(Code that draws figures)

::::::::

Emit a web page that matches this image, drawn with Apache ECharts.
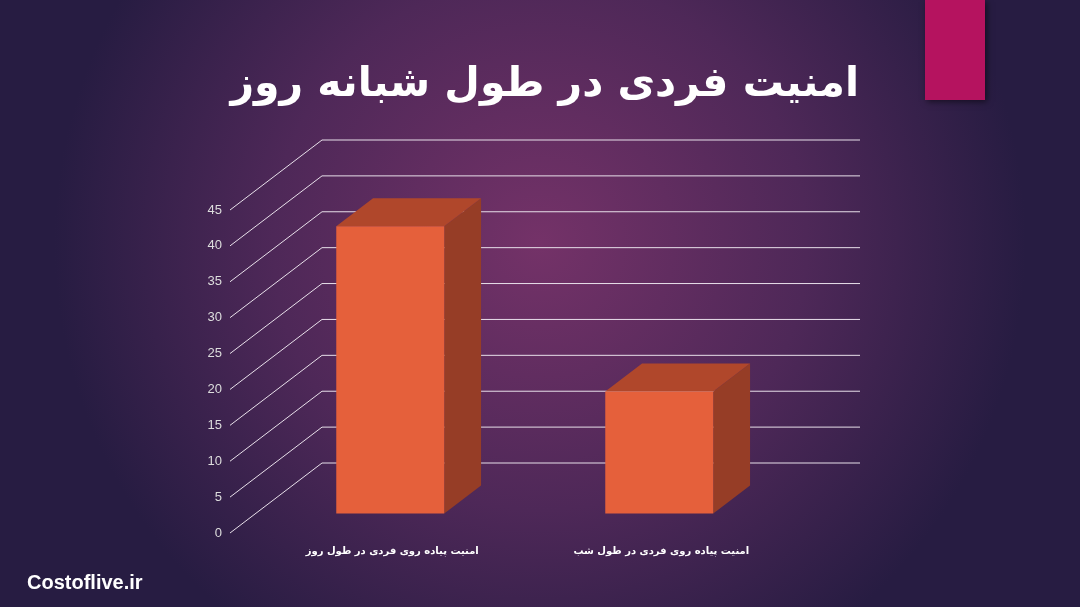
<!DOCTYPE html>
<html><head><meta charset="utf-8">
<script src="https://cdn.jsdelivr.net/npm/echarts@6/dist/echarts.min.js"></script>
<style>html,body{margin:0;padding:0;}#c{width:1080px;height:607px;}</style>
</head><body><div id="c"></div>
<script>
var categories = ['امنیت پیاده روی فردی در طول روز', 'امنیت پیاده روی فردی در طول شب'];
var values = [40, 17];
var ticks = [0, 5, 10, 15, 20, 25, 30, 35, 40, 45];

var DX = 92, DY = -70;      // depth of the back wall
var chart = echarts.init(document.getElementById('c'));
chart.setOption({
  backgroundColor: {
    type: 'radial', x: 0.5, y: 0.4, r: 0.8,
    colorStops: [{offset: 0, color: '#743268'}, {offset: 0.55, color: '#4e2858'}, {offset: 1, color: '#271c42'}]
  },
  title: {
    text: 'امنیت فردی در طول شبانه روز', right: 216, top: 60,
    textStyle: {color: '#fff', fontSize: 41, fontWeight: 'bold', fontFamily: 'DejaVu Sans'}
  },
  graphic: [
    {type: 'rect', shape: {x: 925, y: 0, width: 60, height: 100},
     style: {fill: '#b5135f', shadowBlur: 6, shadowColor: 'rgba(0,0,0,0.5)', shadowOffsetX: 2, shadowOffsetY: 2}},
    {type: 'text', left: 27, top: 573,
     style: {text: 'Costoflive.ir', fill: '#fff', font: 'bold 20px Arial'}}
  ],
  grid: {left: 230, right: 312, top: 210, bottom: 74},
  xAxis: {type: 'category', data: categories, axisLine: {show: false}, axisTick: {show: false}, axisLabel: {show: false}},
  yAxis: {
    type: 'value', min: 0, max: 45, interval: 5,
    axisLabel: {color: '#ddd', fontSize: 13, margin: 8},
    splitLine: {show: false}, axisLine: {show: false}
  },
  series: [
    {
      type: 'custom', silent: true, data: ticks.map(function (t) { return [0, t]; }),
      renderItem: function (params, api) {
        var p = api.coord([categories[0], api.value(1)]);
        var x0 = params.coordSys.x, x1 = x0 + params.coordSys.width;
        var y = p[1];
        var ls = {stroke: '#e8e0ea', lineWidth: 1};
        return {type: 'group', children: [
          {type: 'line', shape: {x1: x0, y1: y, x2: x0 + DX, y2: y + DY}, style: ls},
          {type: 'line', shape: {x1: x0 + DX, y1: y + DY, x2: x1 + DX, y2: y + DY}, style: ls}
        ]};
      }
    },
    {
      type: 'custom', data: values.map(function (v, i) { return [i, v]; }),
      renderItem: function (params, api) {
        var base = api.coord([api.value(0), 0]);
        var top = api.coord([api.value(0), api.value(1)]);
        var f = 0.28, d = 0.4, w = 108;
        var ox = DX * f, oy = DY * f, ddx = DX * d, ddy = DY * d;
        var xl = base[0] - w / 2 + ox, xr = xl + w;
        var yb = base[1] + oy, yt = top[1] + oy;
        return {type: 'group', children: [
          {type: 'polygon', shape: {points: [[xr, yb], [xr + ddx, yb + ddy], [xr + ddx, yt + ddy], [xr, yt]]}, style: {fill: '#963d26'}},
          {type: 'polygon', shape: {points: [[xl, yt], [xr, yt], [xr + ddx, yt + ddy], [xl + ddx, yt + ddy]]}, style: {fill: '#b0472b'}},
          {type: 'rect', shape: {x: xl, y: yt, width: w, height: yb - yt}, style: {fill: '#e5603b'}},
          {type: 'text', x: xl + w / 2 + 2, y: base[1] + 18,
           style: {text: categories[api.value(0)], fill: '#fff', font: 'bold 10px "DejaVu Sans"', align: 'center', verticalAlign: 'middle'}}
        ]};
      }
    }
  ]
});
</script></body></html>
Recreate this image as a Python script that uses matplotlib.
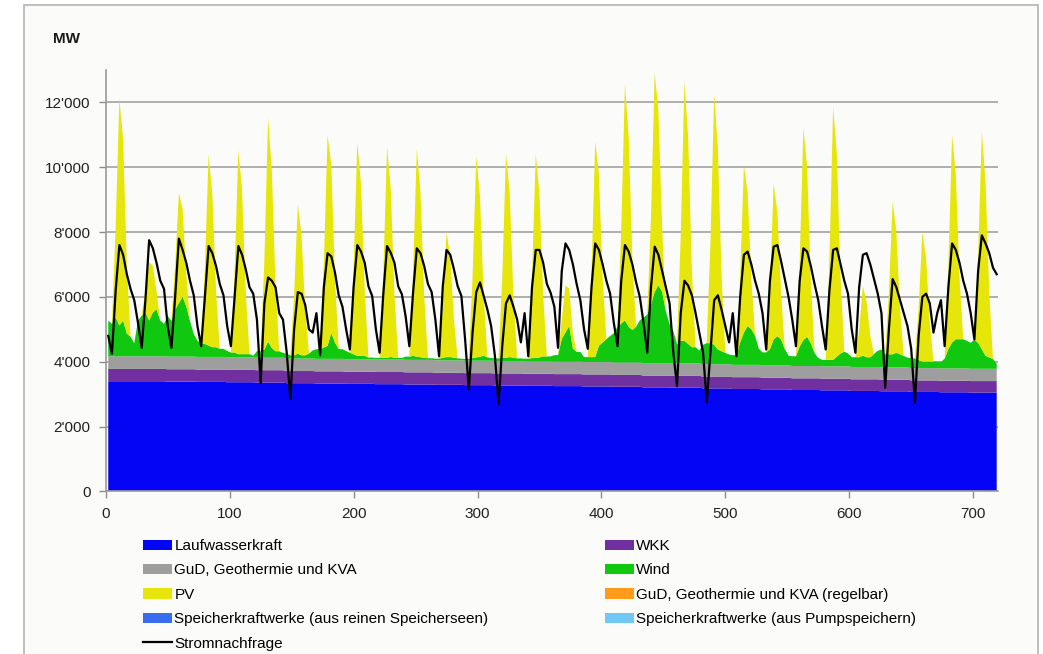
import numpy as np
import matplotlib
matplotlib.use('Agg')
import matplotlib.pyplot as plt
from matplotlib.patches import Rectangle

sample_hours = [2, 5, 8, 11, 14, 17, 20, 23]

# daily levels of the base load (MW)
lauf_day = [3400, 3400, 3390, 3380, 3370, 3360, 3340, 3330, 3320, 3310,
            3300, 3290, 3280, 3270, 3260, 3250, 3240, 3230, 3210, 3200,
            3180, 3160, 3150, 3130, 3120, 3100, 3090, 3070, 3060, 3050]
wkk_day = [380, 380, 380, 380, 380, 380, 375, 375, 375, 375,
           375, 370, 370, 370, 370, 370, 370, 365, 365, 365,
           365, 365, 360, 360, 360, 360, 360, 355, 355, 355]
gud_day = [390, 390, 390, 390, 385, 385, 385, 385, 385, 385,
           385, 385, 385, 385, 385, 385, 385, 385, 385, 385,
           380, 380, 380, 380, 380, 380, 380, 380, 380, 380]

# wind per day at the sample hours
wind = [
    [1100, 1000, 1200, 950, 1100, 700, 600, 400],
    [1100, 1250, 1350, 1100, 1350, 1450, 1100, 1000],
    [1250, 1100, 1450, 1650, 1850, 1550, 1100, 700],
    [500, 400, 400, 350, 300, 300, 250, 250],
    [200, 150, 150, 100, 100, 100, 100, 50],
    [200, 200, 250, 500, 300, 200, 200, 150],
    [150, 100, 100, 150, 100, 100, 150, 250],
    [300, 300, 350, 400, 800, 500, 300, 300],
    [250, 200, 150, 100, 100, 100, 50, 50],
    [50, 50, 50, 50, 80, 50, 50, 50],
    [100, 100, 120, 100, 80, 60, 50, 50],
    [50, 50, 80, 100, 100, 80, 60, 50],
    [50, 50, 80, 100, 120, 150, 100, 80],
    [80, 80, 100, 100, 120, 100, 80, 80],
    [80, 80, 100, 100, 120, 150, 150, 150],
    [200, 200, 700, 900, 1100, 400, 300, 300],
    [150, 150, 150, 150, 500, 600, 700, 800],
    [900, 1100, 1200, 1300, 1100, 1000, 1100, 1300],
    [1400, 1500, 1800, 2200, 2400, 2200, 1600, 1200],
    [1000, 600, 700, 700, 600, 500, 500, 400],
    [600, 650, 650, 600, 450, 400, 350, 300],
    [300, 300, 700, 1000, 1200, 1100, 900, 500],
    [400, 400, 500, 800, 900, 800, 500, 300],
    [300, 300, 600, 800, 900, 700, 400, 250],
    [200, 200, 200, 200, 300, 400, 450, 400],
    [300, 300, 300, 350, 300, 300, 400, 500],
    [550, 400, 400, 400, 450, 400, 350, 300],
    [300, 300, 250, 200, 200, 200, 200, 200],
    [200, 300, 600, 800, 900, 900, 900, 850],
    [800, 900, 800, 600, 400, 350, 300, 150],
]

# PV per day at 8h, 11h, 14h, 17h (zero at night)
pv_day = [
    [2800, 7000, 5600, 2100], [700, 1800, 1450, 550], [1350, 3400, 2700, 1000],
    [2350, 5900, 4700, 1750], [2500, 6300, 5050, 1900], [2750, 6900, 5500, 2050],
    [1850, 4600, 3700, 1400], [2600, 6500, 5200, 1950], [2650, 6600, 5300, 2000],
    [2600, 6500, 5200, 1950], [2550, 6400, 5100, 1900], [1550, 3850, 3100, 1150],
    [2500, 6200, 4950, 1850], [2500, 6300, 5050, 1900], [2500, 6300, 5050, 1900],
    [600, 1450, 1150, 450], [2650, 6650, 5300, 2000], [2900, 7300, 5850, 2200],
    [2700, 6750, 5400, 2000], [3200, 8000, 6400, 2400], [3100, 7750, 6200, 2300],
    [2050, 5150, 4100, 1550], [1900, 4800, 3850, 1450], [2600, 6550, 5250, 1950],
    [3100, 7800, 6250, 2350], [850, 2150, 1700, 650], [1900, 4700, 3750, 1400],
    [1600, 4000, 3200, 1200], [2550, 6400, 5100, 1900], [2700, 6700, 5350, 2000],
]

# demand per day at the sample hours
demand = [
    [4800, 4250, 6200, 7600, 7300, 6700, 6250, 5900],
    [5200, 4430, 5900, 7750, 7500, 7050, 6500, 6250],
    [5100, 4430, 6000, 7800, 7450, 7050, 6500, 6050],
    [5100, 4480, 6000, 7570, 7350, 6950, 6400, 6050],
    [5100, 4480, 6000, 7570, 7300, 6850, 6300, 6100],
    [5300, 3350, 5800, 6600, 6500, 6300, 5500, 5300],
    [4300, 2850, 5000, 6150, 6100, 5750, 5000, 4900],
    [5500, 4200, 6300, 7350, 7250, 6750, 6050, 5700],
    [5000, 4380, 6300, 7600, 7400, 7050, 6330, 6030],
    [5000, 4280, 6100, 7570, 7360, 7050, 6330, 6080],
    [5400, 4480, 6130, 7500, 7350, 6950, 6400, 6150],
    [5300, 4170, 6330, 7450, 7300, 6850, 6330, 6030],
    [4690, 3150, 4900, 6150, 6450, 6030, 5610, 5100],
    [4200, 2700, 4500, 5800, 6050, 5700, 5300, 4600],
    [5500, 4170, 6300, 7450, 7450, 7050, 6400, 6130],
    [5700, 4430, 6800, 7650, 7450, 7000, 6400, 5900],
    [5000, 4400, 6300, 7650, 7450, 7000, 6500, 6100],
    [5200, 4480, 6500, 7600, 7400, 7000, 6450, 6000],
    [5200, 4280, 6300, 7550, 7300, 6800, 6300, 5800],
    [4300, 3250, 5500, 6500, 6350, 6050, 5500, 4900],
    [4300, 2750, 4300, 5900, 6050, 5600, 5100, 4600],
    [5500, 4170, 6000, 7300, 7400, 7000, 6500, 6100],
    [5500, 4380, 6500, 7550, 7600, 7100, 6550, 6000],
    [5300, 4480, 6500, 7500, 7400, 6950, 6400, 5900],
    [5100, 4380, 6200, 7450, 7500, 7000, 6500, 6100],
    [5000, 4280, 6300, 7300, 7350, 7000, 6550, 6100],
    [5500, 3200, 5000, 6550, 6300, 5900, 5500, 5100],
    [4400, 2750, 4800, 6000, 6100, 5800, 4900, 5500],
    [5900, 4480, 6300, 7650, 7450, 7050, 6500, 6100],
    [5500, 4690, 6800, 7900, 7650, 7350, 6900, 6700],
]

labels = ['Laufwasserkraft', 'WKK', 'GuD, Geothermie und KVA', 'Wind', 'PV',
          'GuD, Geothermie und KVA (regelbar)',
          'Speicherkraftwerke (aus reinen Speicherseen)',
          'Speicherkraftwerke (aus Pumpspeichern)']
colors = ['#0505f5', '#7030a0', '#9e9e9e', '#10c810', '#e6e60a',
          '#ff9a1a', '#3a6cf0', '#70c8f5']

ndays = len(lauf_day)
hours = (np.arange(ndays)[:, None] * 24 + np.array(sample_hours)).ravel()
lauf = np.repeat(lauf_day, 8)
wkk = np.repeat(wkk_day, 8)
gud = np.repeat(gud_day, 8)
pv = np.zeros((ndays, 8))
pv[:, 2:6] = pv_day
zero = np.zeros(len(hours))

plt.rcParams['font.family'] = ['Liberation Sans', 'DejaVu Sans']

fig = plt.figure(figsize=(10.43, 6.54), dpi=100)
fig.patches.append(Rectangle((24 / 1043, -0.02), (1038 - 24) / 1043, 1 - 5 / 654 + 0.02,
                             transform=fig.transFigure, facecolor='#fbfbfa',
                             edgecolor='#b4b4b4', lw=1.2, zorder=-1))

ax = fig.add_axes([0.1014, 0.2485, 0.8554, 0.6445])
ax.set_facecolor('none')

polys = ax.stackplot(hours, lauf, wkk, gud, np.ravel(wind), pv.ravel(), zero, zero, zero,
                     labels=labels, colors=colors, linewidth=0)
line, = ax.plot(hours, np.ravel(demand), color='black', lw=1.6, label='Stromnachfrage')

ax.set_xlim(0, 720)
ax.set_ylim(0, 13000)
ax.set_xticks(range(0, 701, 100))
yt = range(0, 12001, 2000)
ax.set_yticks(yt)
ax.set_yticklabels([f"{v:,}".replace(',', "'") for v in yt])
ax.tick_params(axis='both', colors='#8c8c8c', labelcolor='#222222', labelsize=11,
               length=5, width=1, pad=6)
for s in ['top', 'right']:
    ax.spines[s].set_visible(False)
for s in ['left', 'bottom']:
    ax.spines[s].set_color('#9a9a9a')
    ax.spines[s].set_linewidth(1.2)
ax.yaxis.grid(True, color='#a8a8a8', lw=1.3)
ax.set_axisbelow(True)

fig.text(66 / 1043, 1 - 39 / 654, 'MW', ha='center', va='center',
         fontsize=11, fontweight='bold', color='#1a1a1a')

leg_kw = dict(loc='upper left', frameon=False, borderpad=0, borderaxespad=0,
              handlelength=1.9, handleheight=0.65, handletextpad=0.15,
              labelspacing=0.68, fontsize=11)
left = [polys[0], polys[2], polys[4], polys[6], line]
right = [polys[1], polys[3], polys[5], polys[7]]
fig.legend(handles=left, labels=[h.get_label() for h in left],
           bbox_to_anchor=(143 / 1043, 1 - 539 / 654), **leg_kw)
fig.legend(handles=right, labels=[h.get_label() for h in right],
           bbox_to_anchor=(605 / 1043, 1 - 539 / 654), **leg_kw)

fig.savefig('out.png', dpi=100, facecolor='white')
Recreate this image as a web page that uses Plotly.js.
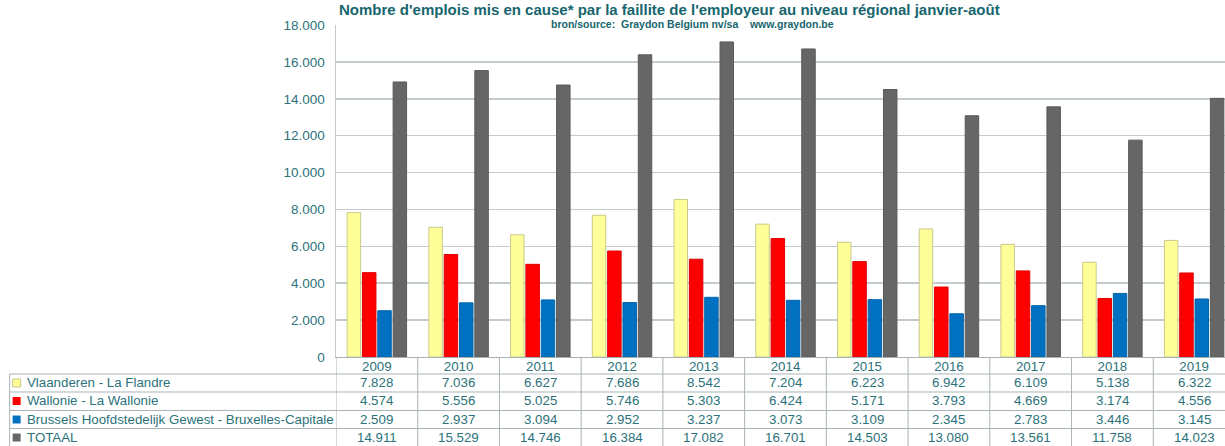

::::::::

* STATED GOAL *
Select all lines with the word "this" from the entries above.

* FINISHED EXERCISE *
Emit a web page that matches this image, drawn with Apache ECharts.
Recreate this image as a Python script that uses matplotlib.
Recreate this image as a web page that uses Plotly.js.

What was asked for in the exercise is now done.